Start of Information provided
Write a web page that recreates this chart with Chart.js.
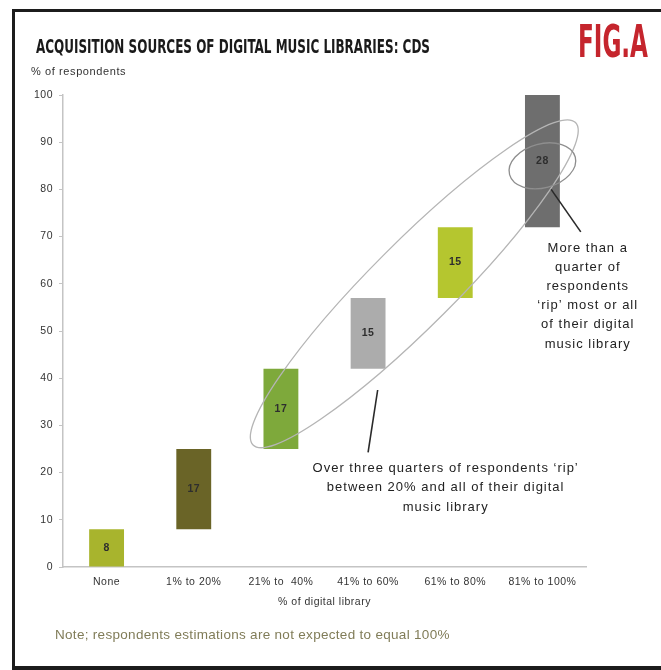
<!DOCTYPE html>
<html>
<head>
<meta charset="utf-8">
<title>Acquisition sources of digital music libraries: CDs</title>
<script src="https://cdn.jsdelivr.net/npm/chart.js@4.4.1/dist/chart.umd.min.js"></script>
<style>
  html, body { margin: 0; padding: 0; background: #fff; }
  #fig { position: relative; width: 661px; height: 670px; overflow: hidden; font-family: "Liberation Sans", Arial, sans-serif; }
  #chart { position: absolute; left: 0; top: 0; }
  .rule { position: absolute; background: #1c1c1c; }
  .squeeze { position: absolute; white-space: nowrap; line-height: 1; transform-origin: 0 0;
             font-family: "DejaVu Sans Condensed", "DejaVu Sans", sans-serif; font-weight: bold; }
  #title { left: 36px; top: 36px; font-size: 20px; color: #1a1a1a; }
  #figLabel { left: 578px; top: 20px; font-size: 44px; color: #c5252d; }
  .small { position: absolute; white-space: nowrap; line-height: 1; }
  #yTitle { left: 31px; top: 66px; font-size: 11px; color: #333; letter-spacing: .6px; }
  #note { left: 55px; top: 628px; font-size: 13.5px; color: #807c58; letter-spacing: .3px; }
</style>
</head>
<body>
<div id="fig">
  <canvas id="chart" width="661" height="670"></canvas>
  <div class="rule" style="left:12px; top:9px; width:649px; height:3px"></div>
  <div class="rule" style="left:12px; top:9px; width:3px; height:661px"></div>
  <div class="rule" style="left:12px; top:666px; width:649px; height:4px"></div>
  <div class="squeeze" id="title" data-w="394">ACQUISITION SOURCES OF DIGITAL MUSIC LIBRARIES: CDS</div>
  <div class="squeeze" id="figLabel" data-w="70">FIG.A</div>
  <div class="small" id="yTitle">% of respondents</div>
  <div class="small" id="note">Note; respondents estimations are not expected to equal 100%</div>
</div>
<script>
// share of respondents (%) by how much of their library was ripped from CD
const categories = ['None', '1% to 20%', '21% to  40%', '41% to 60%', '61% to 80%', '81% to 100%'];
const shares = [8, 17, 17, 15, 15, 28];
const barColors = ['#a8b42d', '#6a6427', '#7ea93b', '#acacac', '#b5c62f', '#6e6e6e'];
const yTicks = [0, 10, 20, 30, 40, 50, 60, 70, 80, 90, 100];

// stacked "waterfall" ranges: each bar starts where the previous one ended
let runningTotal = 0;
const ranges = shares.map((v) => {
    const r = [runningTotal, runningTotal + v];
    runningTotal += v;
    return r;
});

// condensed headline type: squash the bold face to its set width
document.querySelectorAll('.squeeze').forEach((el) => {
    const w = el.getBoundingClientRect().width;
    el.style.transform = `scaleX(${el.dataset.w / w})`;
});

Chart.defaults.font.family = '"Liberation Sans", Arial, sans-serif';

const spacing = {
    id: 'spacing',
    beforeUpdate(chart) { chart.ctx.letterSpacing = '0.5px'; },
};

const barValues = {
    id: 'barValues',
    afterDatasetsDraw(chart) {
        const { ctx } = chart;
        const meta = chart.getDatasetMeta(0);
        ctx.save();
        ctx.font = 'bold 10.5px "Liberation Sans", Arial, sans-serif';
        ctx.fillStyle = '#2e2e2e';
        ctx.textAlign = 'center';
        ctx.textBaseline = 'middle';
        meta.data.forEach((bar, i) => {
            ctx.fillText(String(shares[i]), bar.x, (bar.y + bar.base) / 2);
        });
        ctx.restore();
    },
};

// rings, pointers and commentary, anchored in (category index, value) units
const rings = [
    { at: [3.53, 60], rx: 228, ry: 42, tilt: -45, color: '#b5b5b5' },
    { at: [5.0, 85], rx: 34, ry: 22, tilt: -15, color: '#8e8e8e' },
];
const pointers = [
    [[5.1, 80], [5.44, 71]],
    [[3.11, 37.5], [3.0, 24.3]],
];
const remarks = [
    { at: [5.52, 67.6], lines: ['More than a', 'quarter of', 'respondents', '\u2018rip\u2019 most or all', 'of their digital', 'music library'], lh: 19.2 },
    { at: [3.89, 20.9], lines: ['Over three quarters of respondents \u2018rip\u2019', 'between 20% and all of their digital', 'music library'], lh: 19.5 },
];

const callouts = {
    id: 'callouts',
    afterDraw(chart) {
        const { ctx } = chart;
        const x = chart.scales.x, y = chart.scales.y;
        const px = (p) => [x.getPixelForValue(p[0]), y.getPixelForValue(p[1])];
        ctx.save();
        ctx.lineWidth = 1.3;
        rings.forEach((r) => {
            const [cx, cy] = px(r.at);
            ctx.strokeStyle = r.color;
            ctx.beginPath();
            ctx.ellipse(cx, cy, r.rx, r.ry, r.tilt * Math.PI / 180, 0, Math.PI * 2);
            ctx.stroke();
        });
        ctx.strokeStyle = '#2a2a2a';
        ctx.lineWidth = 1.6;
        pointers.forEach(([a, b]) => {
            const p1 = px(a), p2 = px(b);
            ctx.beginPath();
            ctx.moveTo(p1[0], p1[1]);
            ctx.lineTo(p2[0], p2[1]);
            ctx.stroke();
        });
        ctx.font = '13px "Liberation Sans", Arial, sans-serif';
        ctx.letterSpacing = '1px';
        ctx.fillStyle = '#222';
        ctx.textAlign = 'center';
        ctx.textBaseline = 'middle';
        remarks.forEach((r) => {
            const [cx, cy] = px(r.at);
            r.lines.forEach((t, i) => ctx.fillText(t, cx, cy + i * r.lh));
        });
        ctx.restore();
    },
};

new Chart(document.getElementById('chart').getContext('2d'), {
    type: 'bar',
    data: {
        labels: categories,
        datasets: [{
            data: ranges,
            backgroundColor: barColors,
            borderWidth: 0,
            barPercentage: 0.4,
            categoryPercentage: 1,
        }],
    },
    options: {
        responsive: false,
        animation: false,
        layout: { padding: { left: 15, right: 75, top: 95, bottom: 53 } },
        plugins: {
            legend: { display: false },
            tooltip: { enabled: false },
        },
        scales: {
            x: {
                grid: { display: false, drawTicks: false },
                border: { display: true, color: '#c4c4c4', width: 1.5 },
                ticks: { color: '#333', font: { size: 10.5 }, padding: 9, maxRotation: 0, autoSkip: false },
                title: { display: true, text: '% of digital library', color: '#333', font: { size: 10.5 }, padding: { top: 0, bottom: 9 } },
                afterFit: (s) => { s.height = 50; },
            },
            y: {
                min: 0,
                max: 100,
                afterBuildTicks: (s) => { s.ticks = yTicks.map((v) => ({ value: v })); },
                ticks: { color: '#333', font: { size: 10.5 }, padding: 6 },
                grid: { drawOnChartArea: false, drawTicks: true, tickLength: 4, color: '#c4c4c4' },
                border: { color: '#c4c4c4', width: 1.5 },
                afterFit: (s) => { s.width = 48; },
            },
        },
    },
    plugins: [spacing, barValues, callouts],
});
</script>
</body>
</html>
End of Information provided
Work to complete → Quote every line word for word and keep the images out of the copy.

The completed task →
Write a web page that recreates this chart with Chart.js.
<!DOCTYPE html>
<html>
<head>
<meta charset="utf-8">
<title>Acquisition sources of digital music libraries: CDs</title>
<script src="https://cdn.jsdelivr.net/npm/chart.js@4.4.1/dist/chart.umd.min.js"></script>
<style>
  html, body { margin: 0; padding: 0; background: #fff; }
  #fig { position: relative; width: 661px; height: 670px; overflow: hidden; font-family: "Liberation Sans", Arial, sans-serif; }
  #chart { position: absolute; left: 0; top: 0; }
  .rule { position: absolute; background: #1c1c1c; }
  .squeeze { position: absolute; white-space: nowrap; line-height: 1; transform-origin: 0 0;
             font-family: "DejaVu Sans Condensed", "DejaVu Sans", sans-serif; font-weight: bold; }
  #title { left: 36px; top: 36px; font-size: 20px; color: #1a1a1a; }
  #figLabel { left: 578px; top: 20px; font-size: 44px; color: #c5252d; }
  .small { position: absolute; white-space: nowrap; line-height: 1; }
  #yTitle { left: 31px; top: 66px; font-size: 11px; color: #333; letter-spacing: .6px; }
  #note { left: 55px; top: 628px; font-size: 13.5px; color: #807c58; letter-spacing: .3px; }
</style>
</head>
<body>
<div id="fig">
  <canvas id="chart" width="661" height="670"></canvas>
  <div class="rule" style="left:12px; top:9px; width:649px; height:3px"></div>
  <div class="rule" style="left:12px; top:9px; width:3px; height:661px"></div>
  <div class="rule" style="left:12px; top:666px; width:649px; height:4px"></div>
  <div class="squeeze" id="title" data-w="394">ACQUISITION SOURCES OF DIGITAL MUSIC LIBRARIES: CDS</div>
  <div class="squeeze" id="figLabel" data-w="70">FIG.A</div>
  <div class="small" id="yTitle">% of respondents</div>
  <div class="small" id="note">Note; respondents estimations are not expected to equal 100%</div>
</div>
<script>
// share of respondents (%) by how much of their library was ripped from CD
const categories = ['None', '1% to 20%', '21% to  40%', '41% to 60%', '61% to 80%', '81% to 100%'];
const shares = [8, 17, 17, 15, 15, 28];
const barColors = ['#a8b42d', '#6a6427', '#7ea93b', '#acacac', '#b5c62f', '#6e6e6e'];
const yTicks = [0, 10, 20, 30, 40, 50, 60, 70, 80, 90, 100];

// stacked "waterfall" ranges: each bar starts where the previous one ended
let runningTotal = 0;
const ranges = shares.map((v) => {
    const r = [runningTotal, runningTotal + v];
    runningTotal += v;
    return r;
});

// condensed headline type: squash the bold face to its set width
document.querySelectorAll('.squeeze').forEach((el) => {
    const w = el.getBoundingClientRect().width;
    el.style.transform = `scaleX(${el.dataset.w / w})`;
});

Chart.defaults.font.family = '"Liberation Sans", Arial, sans-serif';

const spacing = {
    id: 'spacing',
    beforeUpdate(chart) { chart.ctx.letterSpacing = '0.5px'; },
};

const barValues = {
    id: 'barValues',
    afterDatasetsDraw(chart) {
        const { ctx } = chart;
        const meta = chart.getDatasetMeta(0);
        ctx.save();
        ctx.font = 'bold 10.5px "Liberation Sans", Arial, sans-serif';
        ctx.fillStyle = '#2e2e2e';
        ctx.textAlign = 'center';
        ctx.textBaseline = 'middle';
        meta.data.forEach((bar, i) => {
            ctx.fillText(String(shares[i]), bar.x, (bar.y + bar.base) / 2);
        });
        ctx.restore();
    },
};

// rings, pointers and commentary, anchored in (category index, value) units
const rings = [
    { at: [3.53, 60], rx: 228, ry: 42, tilt: -45, color: '#b5b5b5' },
    { at: [5.0, 85], rx: 34, ry: 22, tilt: -15, color: '#8e8e8e' },
];
const pointers = [
    [[5.1, 80], [5.44, 71]],
    [[3.11, 37.5], [3.0, 24.3]],
];
const remarks = [
    { at: [5.52, 67.6], lines: ['More than a', 'quarter of', 'respondents', '\u2018rip\u2019 most or all', 'of their digital', 'music library'], lh: 19.2 },
    { at: [3.89, 20.9], lines: ['Over three quarters of respondents \u2018rip\u2019', 'between 20% and all of their digital', 'music library'], lh: 19.5 },
];

const callouts = {
    id: 'callouts',
    afterDraw(chart) {
        const { ctx } = chart;
        const x = chart.scales.x, y = chart.scales.y;
        const px = (p) => [x.getPixelForValue(p[0]), y.getPixelForValue(p[1])];
        ctx.save();
        ctx.lineWidth = 1.3;
        rings.forEach((r) => {
            const [cx, cy] = px(r.at);
            ctx.strokeStyle = r.color;
            ctx.beginPath();
            ctx.ellipse(cx, cy, r.rx, r.ry, r.tilt * Math.PI / 180, 0, Math.PI * 2);
            ctx.stroke();
        });
        ctx.strokeStyle = '#2a2a2a';
        ctx.lineWidth = 1.6;
        pointers.forEach(([a, b]) => {
            const p1 = px(a), p2 = px(b);
            ctx.beginPath();
            ctx.moveTo(p1[0], p1[1]);
            ctx.lineTo(p2[0], p2[1]);
            ctx.stroke();
        });
        ctx.font = '13px "Liberation Sans", Arial, sans-serif';
        ctx.letterSpacing = '1px';
        ctx.fillStyle = '#222';
        ctx.textAlign = 'center';
        ctx.textBaseline = 'middle';
        remarks.forEach((r) => {
            const [cx, cy] = px(r.at);
            r.lines.forEach((t, i) => ctx.fillText(t, cx, cy + i * r.lh));
        });
        ctx.restore();
    },
};

new Chart(document.getElementById('chart').getContext('2d'), {
    type: 'bar',
    data: {
        labels: categories,
        datasets: [{
            data: ranges,
            backgroundColor: barColors,
            borderWidth: 0,
            barPercentage: 0.4,
            categoryPercentage: 1,
        }],
    },
    options: {
        responsive: false,
        animation: false,
        layout: { padding: { left: 15, right: 75, top: 95, bottom: 53 } },
        plugins: {
            legend: { display: false },
            tooltip: { enabled: false },
        },
        scales: {
            x: {
                grid: { display: false, drawTicks: false },
                border: { display: true, color: '#c4c4c4', width: 1.5 },
                ticks: { color: '#333', font: { size: 10.5 }, padding: 9, maxRotation: 0, autoSkip: false },
                title: { display: true, text: '% of digital library', color: '#333', font: { size: 10.5 }, padding: { top: 0, bottom: 9 } },
                afterFit: (s) => { s.height = 50; },
            },
            y: {
                min: 0,
                max: 100,
                afterBuildTicks: (s) => { s.ticks = yTicks.map((v) => ({ value: v })); },
                ticks: { color: '#333', font: { size: 10.5 }, padding: 6 },
                grid: { drawOnChartArea: false, drawTicks: true, tickLength: 4, color: '#c4c4c4' },
                border: { color: '#c4c4c4', width: 1.5 },
                afterFit: (s) => { s.width = 48; },
            },
        },
    },
    plugins: [spacing, barValues, callouts],
});
</script>
</body>
</html>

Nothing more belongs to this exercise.